The existence of a shared vision and commitment to the instructional reforms
at the case-study schools suggests that that the transferring these innovations
to other schools would not be as simple as offering professional development
and infusing district support. Although these components were present
in the case study schools and their districts, shared vision and commitment
by school faculty and staff are generated from within the school and not
imposed from outside the school.
Focus on student learning.
The innovations at these schools required much time and effort for teachers
to understand and implement them. In interviews, teachers and administrators
often commented that the process of change had been difficult. But they
said their greatest motivator throughout the process was the desire to
improve student learning. This ultimate goal helped teachers to maintain
a focus on the innovation, despite the many trends and issues in education
that might have served to scatter their efforts. One of the teachers at
Newsome Park Elementary School summarized the process of change at that
That's kind of the bottom line for all of us, student learning. So
it's not that we always want to get on the newest bandwagon, we want
to find out what's really helping children learn. . . . But we have, especially
those of us that have been here the five years, have really learned
to respect each others' ideas and needs and start to work together to
get things going for the kids. It's been a real journey in lots of ways
for all of us.
Comments such as these suggest that these teachers will be committed
to sustaining the innovations as long as they serve students' learning
Integration of the innovation within constraints.
Schools across the country have recently been striving to find ways to
effectively implement technology in the classroom. They have also been
facing increasing pressure to meet accountability measures, such as improving
scores on standardized tests. These schools faced the same pressures,
and have had some success in integrating innovations while dealing with
external pressures. For example, the principal at Mountain Middle School
described how teachers there match content standards with their assessments
of student learning, and with technology uses that support intended learning
I think standards-based education works backwards to that. It says,
here's what I want kids to know now, or I've built my assessment based
on what kids need to know to meet the standards, now how do I build
my lesson to get them there?

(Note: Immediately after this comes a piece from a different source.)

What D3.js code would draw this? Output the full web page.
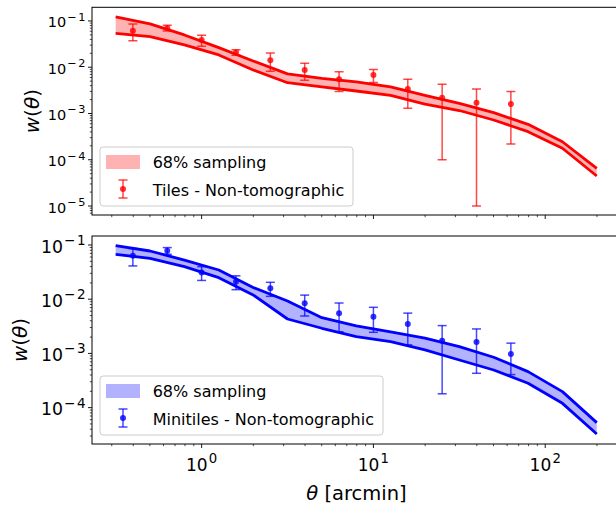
<!DOCTYPE html>
<html><head><meta charset="utf-8">
<script src="https://cdn.jsdelivr.net/npm/d3@7"></script>
<style>
html,body{margin:0;padding:0;background:#fff;}
svg{display:block;font-family:"DejaVu Sans",sans-serif;}
</style></head>
<body><svg id="chart" width="616" height="508"></svg>
<script>
// ---- data ----
const bandTheta = [0.316, 0.501, 0.794, 1.259, 1.995, 3.162, 5.012, 7.943, 12.59, 19.95, 31.62, 50.12, 79.43, 125.9, 199.5];
const pointTheta = [0.398, 0.631, 1.0, 1.585, 2.512, 3.981, 6.310, 10.0, 15.85, 25.12, 39.81, 63.10];

const tilesUpper = [0.122, 0.0861, 0.0498, 0.0265, 0.01365, 0.0072, 0.00571, 0.0048, 0.00374, 0.00245, 0.00166, 0.00104, 0.000583, 0.000245, 0.000065];
const tilesLower = [0.0537, 0.0458, 0.0303, 0.0184, 0.00873, 0.00463, 0.00374, 0.00306, 0.00245, 0.0016, 0.00116, 0.000723, 0.000404, 0.000177, 0.0000446];
const tilesW   = [0.0617, 0.0706, 0.0388, 0.021, 0.0142, 0.0087, 0.0055, 0.0068, 0.0034, 0.0022, 0.0017, 0.0016];
const tilesErr = [0.0244, 0.010, 0.0105, 0.0028, 0.006, 0.0035, 0.0025, 0.0021, 0.0021, 0.0021, 0.00169, 0.00138];

const miniUpper = [0.0971, 0.0775, 0.0528, 0.0346, 0.01644, 0.00927, 0.00456, 0.00321, 0.00249, 0.00191, 0.00133, 0.000849, 0.000461, 0.000197, 0.0000528];
const miniLower = [0.0674, 0.0569, 0.0398, 0.0250, 0.01197, 0.00431, 0.00291, 0.00204, 0.00165, 0.00116, 0.000757, 0.000495, 0.000282, 0.000120, 0.0000327];
const miniW   = [0.0636, 0.0785, 0.031, 0.021, 0.0159, 0.0084, 0.00551, 0.00477, 0.00349, 0.00172, 0.00163, 0.000977];
const miniErr = [0.0225, 0.011, 0.0088, 0.006, 0.0046, 0.0035, 0.003, 0.00232, 0.00205, 0.00154, 0.0012, 0.00057];

const xTickExps = [0, 1, 2];
const bandLabel = "68% sampling";
const tilesLabel = "Tiles - Non-tomographic";
const miniLabel = "Minitiles - Non-tomographic";

// ---- layout ----
const svg = d3.select("#chart");
const X0 = 92, X1 = 621;
const x = d3.scaleLog().domain([Math.pow(10,-0.638), Math.pow(10,2.441)]).range([X0, X1]);

const panels = [
  {top:7.3, bottom:215, dom:[Math.pow(10,-5.194), Math.pow(10,-0.705)], yExps:[-5,-4,-3,-2,-1],
   upper:tilesUpper, lower:tilesLower, w:tilesW, err:tilesErr, color:"#ff0000", fill:"rgba(255,0,0,0.3)",
   label:tilesLabel, fs:14.5, ylabX:32, xlabels:false, leg:{x:100,y:147,w:253}},
  {top:236, bottom:444, dom:[Math.pow(10,-4.671), Math.pow(10,-0.834)], yExps:[-4,-3,-2,-1],
   upper:miniUpper, lower:miniLower, w:miniW, err:miniErr, color:"#0000ff", fill:"rgba(0,0,255,0.3)",
   label:miniLabel, fs:17.3, ylabX:20, xlabels:true, leg:{x:100,y:376,w:283}}
];

function supLabel(sel, exp, fs){
  sel.append("tspan").text("10");
  sel.append("tspan").attr("font-size", fs*0.78).attr("dx", 1.2).attr("dy", -fs*0.45)
     .attr("letter-spacing", exp < 0 ? 1.5 : 0)
     .text(exp < 0 ? "\u2212" + Math.abs(exp) : String(exp));
}

panels.forEach((p, pi) => {
  const y = d3.scaleLog().domain(p.dom).range([p.bottom, p.top]);
  const g = svg.append("g");
  const clipId = "clip" + pi;
  svg.append("clipPath").attr("id", clipId).append("rect")
     .attr("x", X0).attr("y", p.top).attr("width", X1 - X0).attr("height", p.bottom - p.top);
  const plot = g.append("g").attr("clip-path", `url(#${clipId})`);

  const band = bandTheta.map((t,i) => ({t, u:p.upper[i], l:p.lower[i]}));
  plot.append("path").datum(band)
    .attr("d", d3.area().x(d => x(d.t)).y0(d => y(d.l)).y1(d => y(d.u)))
    .attr("fill", p.fill).attr("stroke", "none");
  ["u","l"].forEach(k => {
    plot.append("path").datum(band)
      .attr("d", d3.line().x(d => x(d.t)).y(d => y(d[k])))
      .attr("fill", "none").attr("stroke", p.color).attr("stroke-width", 2.8)
      .attr("stroke-linejoin", "round");
  });

  const pts = pointTheta.map((t,i) => ({t, v:p.w[i], e:p.err[i]}));
  const eb = plot.append("g").attr("stroke", p.color).attr("stroke-opacity", 0.72).attr("stroke-width", 1.5);
  pts.forEach(d => {
    const hi = y(d.v + d.e), lo = y(Math.max(d.v - d.e, 1e-9)), cx = x(d.t);
    eb.append("line").attr("x1", cx).attr("x2", cx).attr("y1", hi).attr("y2", lo);
    eb.append("line").attr("x1", cx-4.5).attr("x2", cx+4.5).attr("y1", hi).attr("y2", hi);
    eb.append("line").attr("x1", cx-4.5).attr("x2", cx+4.5).attr("y1", lo).attr("y2", lo);
  });
  plot.append("g").selectAll("circle").data(pts).join("circle")
    .attr("cx", d => x(d.t)).attr("cy", d => y(d.v)).attr("r", 3)
    .attr("fill", p.color).attr("fill-opacity", 0.8);

  // frame
  g.append("rect").attr("x", X0).attr("y", p.top).attr("width", X1 - X0).attr("height", p.bottom - p.top)
    .attr("fill", "none").attr("stroke", "#000").attr("stroke-width", 1);

  // y ticks
  const [ymin, ymax] = p.dom;
  const yMinor = [];
  for (let e = -7; e <= 0; e++) for (let k = 2; k <= 9; k++) {
    const v = k * Math.pow(10, e);
    if (v >= ymin && v <= ymax) yMinor.push(v);
  }
  g.append("g").selectAll("line").data(yMinor).join("line")
    .attr("x1", X0 - 2.2).attr("x2", X0).attr("y1", d => y(d)).attr("y2", d => y(d))
    .attr("stroke", "#000").attr("stroke-width", 0.7);
  g.append("g").selectAll("line").data(p.yExps).join("line")
    .attr("x1", X0 - 4).attr("x2", X0).attr("y1", d => y(Math.pow(10,d))).attr("y2", d => y(Math.pow(10,d)))
    .attr("stroke", "#000").attr("stroke-width", 0.9);
  p.yExps.forEach(e => {
    const t = g.append("text").attr("x", 87).attr("y", y(Math.pow(10,e)) + p.fs*0.45)
      .attr("text-anchor", "end").attr("font-size", p.fs).attr("fill", "#000");
    supLabel(t, e, p.fs);
  });

  // x ticks
  const [xmin, xmax] = x.domain();
  const xMinor = [];
  for (let e = -1; e <= 2; e++) for (let k = 2; k <= 9; k++) {
    const v = k * Math.pow(10, e);
    if (v >= xmin && v <= xmax) xMinor.push(v);
  }
  g.append("g").selectAll("line").data(xMinor).join("line")
    .attr("x1", d => x(d)).attr("x2", d => x(d)).attr("y1", p.bottom).attr("y2", p.bottom + 2.2)
    .attr("stroke", "#000").attr("stroke-width", 0.7);
  g.append("g").selectAll("line").data(xTickExps).join("line")
    .attr("x1", d => x(Math.pow(10,d))).attr("x2", d => x(Math.pow(10,d))).attr("y1", p.bottom).attr("y2", p.bottom + 4)
    .attr("stroke", "#000").attr("stroke-width", 0.9);
  if (p.xlabels) {
    xTickExps.forEach(e => {
      const t = g.append("text").attr("x", x(Math.pow(10,e))).attr("y", 471)
        .attr("text-anchor", "middle").attr("font-size", 17).attr("fill", "#000");
      supLabel(t, e, 17);
    });
    g.append("text").attr("x", (X0 + X1)/2).attr("y", 500).attr("text-anchor", "middle")
      .attr("font-size", 19.5).attr("fill", "#000")
      .html('<tspan font-style="italic">\u03b8</tspan> [arcmin]');
  }

  // y label
  g.append("text").attr("transform", `translate(${p.ylabX},${(p.top+p.bottom)/2}) rotate(-90)`)
    .attr("text-anchor", "middle").attr("dy", "0.35em").attr("font-size", 20).attr("fill", "#000")
    .html('<tspan font-style="italic">w</tspan>(<tspan font-style="italic">\u03b8</tspan>)');

  // legend
  const L = p.leg;
  const lg = g.append("g");
  lg.append("rect").attr("x", L.x).attr("y", L.y).attr("width", L.w).attr("height", 59).attr("rx", 3)
    .attr("fill", "#fff").attr("fill-opacity", 0.8).attr("stroke", "#cccccc").attr("stroke-width", 1);
  lg.append("rect").attr("x", L.x + 6).attr("y", L.y + 8).attr("width", 34).attr("height", 14)
    .attr("fill", p.fill);
  lg.append("text").attr("x", L.x + 52.7).attr("y", L.y + 20.5).attr("font-size", 16).attr("fill", "#000").text(bandLabel);
  const ex = L.x + 23;
  const le = lg.append("g").attr("stroke", p.color).attr("stroke-opacity", 0.72).attr("stroke-width", 1.5);
  le.append("line").attr("x1", ex).attr("x2", ex).attr("y1", L.y + 33).attr("y2", L.y + 51);
  le.append("line").attr("x1", ex-4.5).attr("x2", ex+4.5).attr("y1", L.y + 33).attr("y2", L.y + 33);
  le.append("line").attr("x1", ex-4.5).attr("x2", ex+4.5).attr("y1", L.y + 51).attr("y2", L.y + 51);
  lg.append("circle").attr("cx", ex).attr("cy", L.y + 42).attr("r", 3).attr("fill", p.color).attr("fill-opacity", 0.8);
  lg.append("text").attr("x", L.x + 52.7).attr("y", L.y + 48.5).attr("font-size", 16).attr("fill", "#000").text(p.label);
});
</script></body></html>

It's just a different view of doing that,
and so I think technology, if the teacher has that end in mind, then
the technology can be just one of the tools to enhance them getting
This process of integrating needs and goals within constraints is a process
that these teachers can sustain, despite changes that may occur in school
climate and access to resources.
Challenges in Sustaining and Transferring the Innovations
While individual teachers can sustain the innovations to some extent in
their own classrooms, schools face considerable challenges in sustaining
the reforms school-wide, and these reforms will not be easily transferred
to other schools. Some of these challenges include funding, changes in
local and state policies, changes in school leadership, teacher turnover,
and teacher burnout.
A major challenge in every case study has been to secure funding to purchase
hardware, software, and training. Keeping hardware and software up to
date requires careful budgetary planning, especially if the new technology
was provided as a one-time purchase. Along with the new upgrades are the
expenses to train teachers to use the new technology.
While funding plays a major, if not essential role in continuing school-wide
reform and maintaining technology, funding solely cannot leverage transferability
of these instructional reforms. Teachers and administrators need to see
that the use of technology in instruction is leading to student gains.

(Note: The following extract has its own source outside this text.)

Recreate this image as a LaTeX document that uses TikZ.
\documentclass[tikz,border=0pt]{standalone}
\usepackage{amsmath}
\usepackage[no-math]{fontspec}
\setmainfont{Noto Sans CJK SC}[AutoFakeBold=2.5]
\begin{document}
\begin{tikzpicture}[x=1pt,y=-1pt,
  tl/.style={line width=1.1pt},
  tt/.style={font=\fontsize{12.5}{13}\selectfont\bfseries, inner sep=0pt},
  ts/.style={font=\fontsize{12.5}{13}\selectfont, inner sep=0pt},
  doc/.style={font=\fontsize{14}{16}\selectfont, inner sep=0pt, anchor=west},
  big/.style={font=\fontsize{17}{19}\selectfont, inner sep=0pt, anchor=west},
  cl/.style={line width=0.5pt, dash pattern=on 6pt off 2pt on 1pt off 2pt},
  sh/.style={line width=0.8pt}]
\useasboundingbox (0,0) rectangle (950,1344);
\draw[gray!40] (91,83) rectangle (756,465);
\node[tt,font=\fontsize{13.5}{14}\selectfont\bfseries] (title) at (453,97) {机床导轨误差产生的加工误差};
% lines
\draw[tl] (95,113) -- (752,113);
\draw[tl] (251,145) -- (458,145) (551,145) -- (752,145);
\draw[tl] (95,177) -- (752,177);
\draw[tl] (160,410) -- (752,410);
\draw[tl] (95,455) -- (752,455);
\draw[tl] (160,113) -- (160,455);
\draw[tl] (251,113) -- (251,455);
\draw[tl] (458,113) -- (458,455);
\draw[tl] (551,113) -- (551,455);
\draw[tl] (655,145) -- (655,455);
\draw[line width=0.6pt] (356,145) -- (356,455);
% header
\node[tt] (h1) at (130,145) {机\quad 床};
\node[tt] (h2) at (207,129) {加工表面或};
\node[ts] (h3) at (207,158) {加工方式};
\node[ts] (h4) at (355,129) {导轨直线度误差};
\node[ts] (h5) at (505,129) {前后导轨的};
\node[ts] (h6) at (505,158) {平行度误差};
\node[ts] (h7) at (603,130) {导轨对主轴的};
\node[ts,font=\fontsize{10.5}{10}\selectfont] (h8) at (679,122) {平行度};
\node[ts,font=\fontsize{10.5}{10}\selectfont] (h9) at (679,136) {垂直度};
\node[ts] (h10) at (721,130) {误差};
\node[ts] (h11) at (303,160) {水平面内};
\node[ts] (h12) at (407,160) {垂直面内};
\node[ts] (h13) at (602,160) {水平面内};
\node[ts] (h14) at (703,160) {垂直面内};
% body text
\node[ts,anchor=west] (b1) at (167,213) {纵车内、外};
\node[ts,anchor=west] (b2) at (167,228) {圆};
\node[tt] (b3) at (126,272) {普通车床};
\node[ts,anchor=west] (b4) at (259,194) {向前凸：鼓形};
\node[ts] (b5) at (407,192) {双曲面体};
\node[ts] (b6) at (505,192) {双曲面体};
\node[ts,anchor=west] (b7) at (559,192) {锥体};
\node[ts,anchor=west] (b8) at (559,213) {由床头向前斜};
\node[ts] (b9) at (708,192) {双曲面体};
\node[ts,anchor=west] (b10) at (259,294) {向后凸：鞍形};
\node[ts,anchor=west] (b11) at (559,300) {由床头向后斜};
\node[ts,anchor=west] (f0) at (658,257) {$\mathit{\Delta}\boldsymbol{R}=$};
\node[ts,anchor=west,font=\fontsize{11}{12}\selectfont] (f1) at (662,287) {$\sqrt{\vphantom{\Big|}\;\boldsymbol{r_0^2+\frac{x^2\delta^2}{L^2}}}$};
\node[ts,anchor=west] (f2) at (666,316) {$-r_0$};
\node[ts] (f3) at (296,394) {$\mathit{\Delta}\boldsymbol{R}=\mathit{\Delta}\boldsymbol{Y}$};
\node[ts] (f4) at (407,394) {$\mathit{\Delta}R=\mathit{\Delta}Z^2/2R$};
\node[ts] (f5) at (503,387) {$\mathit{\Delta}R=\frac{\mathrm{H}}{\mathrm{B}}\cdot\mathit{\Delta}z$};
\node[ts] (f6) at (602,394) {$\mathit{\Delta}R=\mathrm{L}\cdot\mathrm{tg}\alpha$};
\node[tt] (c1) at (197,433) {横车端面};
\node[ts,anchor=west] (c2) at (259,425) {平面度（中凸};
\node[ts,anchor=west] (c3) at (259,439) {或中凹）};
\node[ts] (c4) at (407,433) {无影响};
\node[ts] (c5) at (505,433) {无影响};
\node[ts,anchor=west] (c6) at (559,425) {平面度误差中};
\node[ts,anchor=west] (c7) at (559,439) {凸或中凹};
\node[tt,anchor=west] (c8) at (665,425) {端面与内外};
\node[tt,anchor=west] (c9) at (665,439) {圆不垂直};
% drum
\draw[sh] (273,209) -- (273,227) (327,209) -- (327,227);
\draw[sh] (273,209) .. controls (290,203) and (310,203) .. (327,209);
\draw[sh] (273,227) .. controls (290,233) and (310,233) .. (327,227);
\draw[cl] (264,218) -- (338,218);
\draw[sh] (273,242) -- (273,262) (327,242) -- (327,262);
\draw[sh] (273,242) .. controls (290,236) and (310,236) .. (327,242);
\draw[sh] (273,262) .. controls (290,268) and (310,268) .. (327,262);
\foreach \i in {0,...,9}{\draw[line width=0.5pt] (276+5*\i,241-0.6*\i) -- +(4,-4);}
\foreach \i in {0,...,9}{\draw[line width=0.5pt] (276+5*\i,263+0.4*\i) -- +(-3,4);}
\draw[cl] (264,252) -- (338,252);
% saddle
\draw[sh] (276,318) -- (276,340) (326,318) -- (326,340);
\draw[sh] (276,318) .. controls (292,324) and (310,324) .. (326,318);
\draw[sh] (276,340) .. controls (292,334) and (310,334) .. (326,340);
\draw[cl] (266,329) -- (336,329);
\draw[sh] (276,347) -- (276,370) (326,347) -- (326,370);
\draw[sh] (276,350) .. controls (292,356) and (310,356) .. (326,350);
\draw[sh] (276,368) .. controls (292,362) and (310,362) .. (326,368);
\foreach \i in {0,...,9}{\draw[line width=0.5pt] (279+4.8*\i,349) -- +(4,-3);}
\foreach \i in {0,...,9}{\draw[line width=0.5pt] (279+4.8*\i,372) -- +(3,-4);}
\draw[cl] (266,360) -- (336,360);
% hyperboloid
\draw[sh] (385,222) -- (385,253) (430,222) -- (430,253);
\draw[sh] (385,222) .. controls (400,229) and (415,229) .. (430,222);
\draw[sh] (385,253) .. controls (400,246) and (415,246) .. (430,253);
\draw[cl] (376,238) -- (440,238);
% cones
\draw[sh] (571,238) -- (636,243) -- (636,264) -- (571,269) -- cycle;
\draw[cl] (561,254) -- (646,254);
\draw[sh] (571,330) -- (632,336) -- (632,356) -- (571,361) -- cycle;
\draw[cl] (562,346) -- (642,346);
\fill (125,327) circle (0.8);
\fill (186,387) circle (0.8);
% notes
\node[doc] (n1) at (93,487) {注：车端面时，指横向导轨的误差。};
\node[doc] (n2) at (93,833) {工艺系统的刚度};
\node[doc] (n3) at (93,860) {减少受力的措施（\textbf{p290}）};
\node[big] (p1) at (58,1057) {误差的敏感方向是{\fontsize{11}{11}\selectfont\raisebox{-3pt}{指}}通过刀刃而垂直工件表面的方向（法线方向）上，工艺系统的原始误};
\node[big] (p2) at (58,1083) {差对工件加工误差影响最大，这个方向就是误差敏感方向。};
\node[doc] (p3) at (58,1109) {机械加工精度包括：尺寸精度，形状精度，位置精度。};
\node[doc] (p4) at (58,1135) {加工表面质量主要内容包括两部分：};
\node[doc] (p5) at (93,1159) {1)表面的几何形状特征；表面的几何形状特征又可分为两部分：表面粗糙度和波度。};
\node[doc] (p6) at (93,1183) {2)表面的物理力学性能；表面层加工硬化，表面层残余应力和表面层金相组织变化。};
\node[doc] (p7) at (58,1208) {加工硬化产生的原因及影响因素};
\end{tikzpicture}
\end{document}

As the principal at one school stated:
Teachers don't receive additional money here for using technology.
The incentive is that they see progress from their students. They are
finding that classrooms are more dynamic. And I think that they have
an intrinsic motivation to grow professionally.
State and local policy changes.
Student achievement was emphasized over technology at all of the case
study schools. In no instance did anyone interviewed lose sight of the
fact that the technology was a tool to facilitate instruction. This message
may very well come from the districts of some of the schools. In the example
below, a district policy that defunded technology specialists generated
an alternative position to more closely focus on student achievement.

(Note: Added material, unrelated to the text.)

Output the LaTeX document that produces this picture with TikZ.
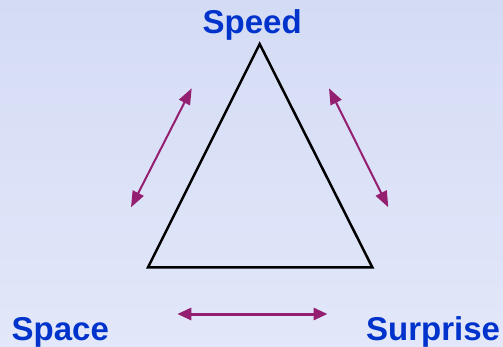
\documentclass[tikz,border=0pt]{standalone}
\usepackage{fontspec}
\setmainfont{Liberation Sans}
\usetikzlibrary{arrows.meta}
\definecolor{lbltext}{RGB}{0,51,204}
\definecolor{arrcol}{RGB}{148,30,112}
\definecolor{bgtop}{RGB}{212,220,245}
\definecolor{bgbot}{RGB}{226,231,249}
\tikzset{
  lbl/.style={anchor=base west, inner sep=0pt, text=lbltext, font=\fontsize{33}{33}\selectfont\bfseries},
  twoway/.style={arrcol, line width=2pt, {Triangle[length=16pt,width=12pt]}-{Triangle[length=16pt,width=12pt]}},
  twowaybold/.style={arrcol, line width=3pt, {Triangle[length=14pt,width=12pt]}-{Triangle[length=14pt,width=12pt]}},
  tri/.style={black, line width=2.5pt, line join=miter}
}
\begin{document}
\begin{tikzpicture}[x=1pt,y=-1pt]
\shade[top color=bgtop, bottom color=bgbot] (0,0) rectangle (503,346);
\useasboundingbox (0,0) rectangle (503,346);
\coordinate (top) at (259.7,44);
\coordinate (bl) at (148,267.3);
\coordinate (br) at (372.3,267.3);
\draw[tri] (top) -- (bl) -- (br) -- cycle;
\node[lbl] (speed) at (202.5,33) {Speed};
\node[lbl] (space) at (11.5,340) {Space};
\node[lbl] (surprise) at (366,340) {Surprise};
\coordinate (la) at (191.7,88.3);
\coordinate (lb) at (131,207.3);
\coordinate (ra) at (329,88.3);
\coordinate (rb) at (388.3,207.3);
\coordinate (ba) at (177.3,314);
\coordinate (bb) at (327.5,314);
\draw[twoway] (la) -- (lb);
\draw[twoway] (ra) -- (rb);
\draw[twowaybold] (ba) -- (bb);
\end{tikzpicture}
\end{document}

Part of my position is still funded by the district, and that's why
I'm called a student achievement specialist. They weren't funding technology
specialists because they want to focus on the fact that whatever you're
doing is relating to student achievement. So, I'm a student achievement
Often within the districts of the case study schools, policy changes
reflected support for technology innovations. District office technology
coordinators were very aware of the technologically savvy case study schools
and their exemplary status and potential to model effective innovative
Teacher attrition and burnout.
Teacher attrition is a challenge because presumably the innovation mastered
by the teacher would also leave the school when the teacher left. Teacher
burnout, staff exhaustion and cynicism often affect how, and even whether,
these reforms are implemented. One aspect of the schools in these case
studies that kept burnout in check was the supports in place by the school
and district. The technical coordinator often provided instructional support
for teachers and in some cases team-taught classes that used technology
that was new to the classroom teachers.
Aside from professional development, districts also can facilitate the
use of technology in the schools by providing support in fixing, upgrading,
and connecting hardware as well as cataloging and evaluating software.
We have great direction from the District office, as far as which products
we will invest in. I'm not out here spending a lot of time going through
catalogs and saying that this looks like a great CD ROM we can use,
or this teacher and that teacher. Which I think is an advantage, because
then we are not out here sort of on our own experimenting with something
we think that might work. The most important is supporting the hardware,
and software issues. When I've got a keyboard that is dead, that computer
is out of commission for two days now, so we are having to shift around,
send kids up to the media center. Because suddenly we don't have enough
spots for kids who are supposed to be on computer.
Reflections Across the Case Studies
Certainly, these schools have a good probability of continuing the instructional
reforms that they have adopted. The necessary systemic factors are present
in the state and district environment of which each school is a part.
However, the case study schools had also produced a shared vision among
faculty and staff as well as a commitment to the innovations. Perhaps
because systemic factors appear necessary, but not sufficient to sustain
the instructional reforms, the transferability of the innovations is far
less certain than their sustainability. Further analysis of the data should
reveal whether this hypothesis holds true.